В Российской Федерации созданием виртуальных коллекций исторического и культурного наследия занимается как государство в лице учреждений культуры, так и немногочисленные энтузиасты13. Особенно заметны в сети виртуальные площадки таких российских музеев как Государственный Эрмитаж14, Мемориальный музей космонавтики15, Государственный историко-мемориальный музей-заповедник «Сталинградская битва»16, Государственный Русский музей17. Созданием оцифрованных книжных и документальных коллекций занимаются Российская государственная библиотека18, Государственный архив Российской Федерации19, Российский государственный архив древних актов20, многие другие государственные учреждения культуры и науки.
Однако на фоне этой позитивной тенденции неизбежно возникает вопрос: насколько защищены цифровые образы культурных объектов, сканы исторических источников, оцифрованные тексты классических литературных и научных произведений, кино- и фотодокументы, произведения музыки, графики, живописи, хранящиеся в виртуальных архивах, музеях, депозитариях? И речь в данном контексте идет не об опасности их утери или неправомерного использования — проблема значительно масштабнее.
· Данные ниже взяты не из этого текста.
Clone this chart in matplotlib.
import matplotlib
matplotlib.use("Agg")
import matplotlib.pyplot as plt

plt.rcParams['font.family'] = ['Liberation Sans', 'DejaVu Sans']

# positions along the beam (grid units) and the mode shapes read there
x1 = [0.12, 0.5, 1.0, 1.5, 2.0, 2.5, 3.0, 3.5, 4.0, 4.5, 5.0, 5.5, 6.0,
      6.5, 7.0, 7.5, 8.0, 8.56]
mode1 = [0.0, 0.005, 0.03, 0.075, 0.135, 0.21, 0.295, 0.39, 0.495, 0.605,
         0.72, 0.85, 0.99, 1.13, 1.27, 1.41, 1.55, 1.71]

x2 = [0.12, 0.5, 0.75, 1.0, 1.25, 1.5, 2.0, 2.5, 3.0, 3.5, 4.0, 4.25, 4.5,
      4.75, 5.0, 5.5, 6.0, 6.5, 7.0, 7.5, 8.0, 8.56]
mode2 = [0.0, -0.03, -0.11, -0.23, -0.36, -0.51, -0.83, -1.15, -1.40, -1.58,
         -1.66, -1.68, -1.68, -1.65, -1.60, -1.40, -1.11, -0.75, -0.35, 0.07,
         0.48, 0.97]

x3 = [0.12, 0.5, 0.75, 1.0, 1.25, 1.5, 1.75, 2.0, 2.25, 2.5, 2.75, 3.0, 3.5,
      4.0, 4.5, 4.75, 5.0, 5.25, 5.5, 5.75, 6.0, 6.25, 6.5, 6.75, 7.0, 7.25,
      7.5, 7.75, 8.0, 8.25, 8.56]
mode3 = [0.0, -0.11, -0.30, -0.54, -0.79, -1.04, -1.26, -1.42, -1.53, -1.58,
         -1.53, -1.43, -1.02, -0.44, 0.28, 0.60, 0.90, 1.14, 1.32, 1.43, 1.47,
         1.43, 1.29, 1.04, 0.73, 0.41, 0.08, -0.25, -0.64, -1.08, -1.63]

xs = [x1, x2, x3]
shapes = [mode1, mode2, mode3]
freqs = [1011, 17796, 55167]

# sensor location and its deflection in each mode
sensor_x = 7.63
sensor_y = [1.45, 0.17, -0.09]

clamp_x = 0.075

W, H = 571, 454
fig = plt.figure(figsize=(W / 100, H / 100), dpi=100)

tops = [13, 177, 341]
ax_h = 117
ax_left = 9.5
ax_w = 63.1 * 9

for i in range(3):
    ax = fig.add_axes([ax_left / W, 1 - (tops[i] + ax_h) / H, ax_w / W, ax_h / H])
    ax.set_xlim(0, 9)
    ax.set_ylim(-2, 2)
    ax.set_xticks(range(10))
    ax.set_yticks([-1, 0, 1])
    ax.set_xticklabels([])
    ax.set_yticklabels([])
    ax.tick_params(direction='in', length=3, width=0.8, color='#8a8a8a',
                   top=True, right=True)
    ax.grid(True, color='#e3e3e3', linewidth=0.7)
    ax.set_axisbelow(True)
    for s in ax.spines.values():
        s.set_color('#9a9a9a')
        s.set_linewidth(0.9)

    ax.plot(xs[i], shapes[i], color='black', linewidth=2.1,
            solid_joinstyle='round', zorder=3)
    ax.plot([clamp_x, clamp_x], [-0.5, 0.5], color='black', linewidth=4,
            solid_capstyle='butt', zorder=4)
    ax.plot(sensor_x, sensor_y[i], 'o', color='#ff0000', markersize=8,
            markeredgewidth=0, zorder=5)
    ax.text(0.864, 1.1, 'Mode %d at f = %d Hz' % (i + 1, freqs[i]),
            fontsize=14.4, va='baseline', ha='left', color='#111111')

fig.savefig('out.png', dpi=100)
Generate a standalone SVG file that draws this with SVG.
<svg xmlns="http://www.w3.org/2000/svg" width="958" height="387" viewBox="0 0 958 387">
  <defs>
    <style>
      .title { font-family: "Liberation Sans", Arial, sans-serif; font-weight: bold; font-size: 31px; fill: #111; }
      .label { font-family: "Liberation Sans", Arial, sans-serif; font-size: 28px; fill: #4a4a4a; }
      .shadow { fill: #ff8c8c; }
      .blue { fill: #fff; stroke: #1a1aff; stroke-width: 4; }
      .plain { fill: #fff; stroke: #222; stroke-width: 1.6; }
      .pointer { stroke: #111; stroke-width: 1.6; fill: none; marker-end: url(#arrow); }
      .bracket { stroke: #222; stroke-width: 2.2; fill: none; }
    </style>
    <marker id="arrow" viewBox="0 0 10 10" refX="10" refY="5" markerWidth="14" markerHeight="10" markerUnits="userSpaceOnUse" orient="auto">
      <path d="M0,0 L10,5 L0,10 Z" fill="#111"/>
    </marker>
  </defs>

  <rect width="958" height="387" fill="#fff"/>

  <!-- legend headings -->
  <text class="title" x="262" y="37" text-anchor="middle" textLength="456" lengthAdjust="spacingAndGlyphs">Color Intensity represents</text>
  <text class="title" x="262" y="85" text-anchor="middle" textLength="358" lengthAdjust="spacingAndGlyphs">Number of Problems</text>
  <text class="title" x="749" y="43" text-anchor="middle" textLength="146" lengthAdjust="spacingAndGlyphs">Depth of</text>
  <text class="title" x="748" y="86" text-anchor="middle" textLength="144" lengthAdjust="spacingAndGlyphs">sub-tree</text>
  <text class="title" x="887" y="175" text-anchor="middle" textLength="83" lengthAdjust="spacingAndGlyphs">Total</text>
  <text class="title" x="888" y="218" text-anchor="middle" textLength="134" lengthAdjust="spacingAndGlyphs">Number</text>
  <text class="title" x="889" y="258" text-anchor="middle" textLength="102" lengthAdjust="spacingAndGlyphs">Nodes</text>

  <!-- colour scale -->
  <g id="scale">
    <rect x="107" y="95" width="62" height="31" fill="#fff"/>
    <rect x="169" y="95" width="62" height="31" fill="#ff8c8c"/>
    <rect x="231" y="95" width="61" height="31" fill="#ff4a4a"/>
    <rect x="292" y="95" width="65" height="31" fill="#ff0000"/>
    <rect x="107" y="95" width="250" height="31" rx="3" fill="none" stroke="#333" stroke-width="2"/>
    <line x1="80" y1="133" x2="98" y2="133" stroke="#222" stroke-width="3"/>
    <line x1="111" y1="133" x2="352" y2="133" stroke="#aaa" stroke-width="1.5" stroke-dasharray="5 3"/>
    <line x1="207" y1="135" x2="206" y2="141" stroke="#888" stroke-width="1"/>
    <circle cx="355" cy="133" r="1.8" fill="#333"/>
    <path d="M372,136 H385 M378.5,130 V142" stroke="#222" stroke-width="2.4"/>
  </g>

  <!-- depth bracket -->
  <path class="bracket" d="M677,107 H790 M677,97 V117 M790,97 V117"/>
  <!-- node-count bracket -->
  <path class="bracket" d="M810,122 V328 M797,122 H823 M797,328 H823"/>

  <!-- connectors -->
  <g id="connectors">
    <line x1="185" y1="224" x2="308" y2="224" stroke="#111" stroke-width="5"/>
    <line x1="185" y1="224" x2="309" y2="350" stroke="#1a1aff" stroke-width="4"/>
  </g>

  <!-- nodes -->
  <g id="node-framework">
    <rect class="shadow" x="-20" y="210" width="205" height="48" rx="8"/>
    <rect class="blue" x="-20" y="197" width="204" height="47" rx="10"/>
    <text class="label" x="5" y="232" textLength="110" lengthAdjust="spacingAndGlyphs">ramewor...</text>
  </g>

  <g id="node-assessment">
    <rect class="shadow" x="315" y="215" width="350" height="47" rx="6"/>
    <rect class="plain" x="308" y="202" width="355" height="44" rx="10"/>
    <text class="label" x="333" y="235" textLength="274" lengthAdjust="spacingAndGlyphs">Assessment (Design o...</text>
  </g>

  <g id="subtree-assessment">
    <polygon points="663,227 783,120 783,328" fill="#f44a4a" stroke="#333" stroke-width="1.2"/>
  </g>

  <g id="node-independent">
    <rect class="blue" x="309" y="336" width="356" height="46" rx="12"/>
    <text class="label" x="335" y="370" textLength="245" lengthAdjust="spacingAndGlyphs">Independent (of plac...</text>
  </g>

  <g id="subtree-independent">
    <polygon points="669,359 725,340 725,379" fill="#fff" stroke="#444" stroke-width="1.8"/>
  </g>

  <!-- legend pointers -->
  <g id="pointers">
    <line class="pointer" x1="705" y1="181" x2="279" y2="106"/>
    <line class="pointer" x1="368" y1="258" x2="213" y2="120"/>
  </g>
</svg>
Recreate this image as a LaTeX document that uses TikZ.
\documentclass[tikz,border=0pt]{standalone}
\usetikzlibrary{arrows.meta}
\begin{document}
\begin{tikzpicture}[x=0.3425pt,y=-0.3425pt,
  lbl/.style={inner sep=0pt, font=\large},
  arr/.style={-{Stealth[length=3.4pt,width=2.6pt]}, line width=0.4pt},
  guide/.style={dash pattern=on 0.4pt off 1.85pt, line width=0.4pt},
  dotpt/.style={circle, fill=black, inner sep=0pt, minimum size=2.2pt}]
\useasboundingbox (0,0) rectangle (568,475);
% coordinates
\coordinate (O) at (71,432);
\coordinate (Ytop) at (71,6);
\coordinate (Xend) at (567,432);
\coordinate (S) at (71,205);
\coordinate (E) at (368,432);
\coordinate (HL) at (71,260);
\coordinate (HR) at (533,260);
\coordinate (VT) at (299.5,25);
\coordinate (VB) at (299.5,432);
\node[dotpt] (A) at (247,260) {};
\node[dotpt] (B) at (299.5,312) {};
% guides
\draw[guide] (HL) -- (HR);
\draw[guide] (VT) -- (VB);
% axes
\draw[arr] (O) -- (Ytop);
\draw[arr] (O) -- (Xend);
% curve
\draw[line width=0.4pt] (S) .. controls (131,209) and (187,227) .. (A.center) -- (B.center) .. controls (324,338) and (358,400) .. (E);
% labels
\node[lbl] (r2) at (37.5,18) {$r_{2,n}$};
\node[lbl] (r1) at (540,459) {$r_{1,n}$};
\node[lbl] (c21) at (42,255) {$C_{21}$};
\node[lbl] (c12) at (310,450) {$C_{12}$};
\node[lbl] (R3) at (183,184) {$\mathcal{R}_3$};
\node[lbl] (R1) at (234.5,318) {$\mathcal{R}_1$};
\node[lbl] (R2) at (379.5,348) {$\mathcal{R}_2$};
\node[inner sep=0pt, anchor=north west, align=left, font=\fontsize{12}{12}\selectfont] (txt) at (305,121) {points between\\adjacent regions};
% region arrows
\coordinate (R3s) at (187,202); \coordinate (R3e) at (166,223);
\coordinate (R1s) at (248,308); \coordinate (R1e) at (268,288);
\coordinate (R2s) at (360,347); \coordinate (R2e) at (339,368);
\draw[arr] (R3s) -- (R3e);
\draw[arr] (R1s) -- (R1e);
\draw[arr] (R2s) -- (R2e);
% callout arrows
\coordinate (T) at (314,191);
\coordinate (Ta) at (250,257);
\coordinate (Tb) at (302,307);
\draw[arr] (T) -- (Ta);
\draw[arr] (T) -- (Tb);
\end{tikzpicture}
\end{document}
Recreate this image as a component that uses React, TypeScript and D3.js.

Дело в том, что алгоритмы всех существующих на сегодня генеративных инструментов на основе искусственного интеллекта базируются, в числе прочего, на компиляции полученных в открытом доступе данных, их переработке и создании на основе имеющегося в сети контента некоего условно нового цифрового продукта, создаваемого по сформулированному запросу пользователя. Иными словами, на нынешнем этапе развития ИИ не способен самостоятельно создать оригинальное художественное произведение — продуктом его деятельности станет некий совокупный результат трансформации множества ранее созданных произведений, скомпилированных и обработанных по заданным алгоритмам. При этом полученный результат может быть очень убедительным, и выполнен на высоком технологическом уровне, с сохранением той или иной стилистики — будь то текст, изображение или звук.
Очевидно, что, когда мы говорим об огромном массиве данных, доступных для использования искусственным интеллектом в качестве исходного материала для последующей компиляции, мы понимаем, что этот «сырьевой ресурс» ИИ включает в себя и оцифрованное культурное наследие, находящееся в открытом доступе.
Новая цифровая реальность, в контексте защиты авторских произведений от искажения искусственным интеллектом, уже заставляет некоторые издательства предпринимать шаги по защите оригинальных текстов. Так, крупная британо-американская издательская компания Penguin Random House (PRH) недавно усилила защиту интеллектуальной собственности своих авторов от ее использования для обучения моделей ИИ. Новая формулировка, размещаемая на страницах книг PRH по всему миру, прямо запрещает использовать любую часть книги для обучения ИИ. Новая оговорка PRH ссылается на Директиву Европейского Парламента и Совета №96/9/EC от 11 марта 1996 г. о правовой охране баз данных21, что делает позицию издательства еще более уверенной22.
Следует признать, что власти многих стран мира предпринимают конкретные действия по созданию нормативно-правовой основы использования генеративных инструментов. В Российской Федерации обсуждение новой цифровой реальности происходит, в том числе, на уровне Президента страны. Так, в ноябре 2024 г. на заседании международного дискуссионного клуба «Валдай» В. В. Путин заявил, что «мы должны противопоставить свое мировоззрение, свою точку зрения на все процессы, которые и у нас в обществе происходят, и в мире. Искусственный интеллект в России должен обучаться на российских данных, чтобы отражать нашу культуру»23.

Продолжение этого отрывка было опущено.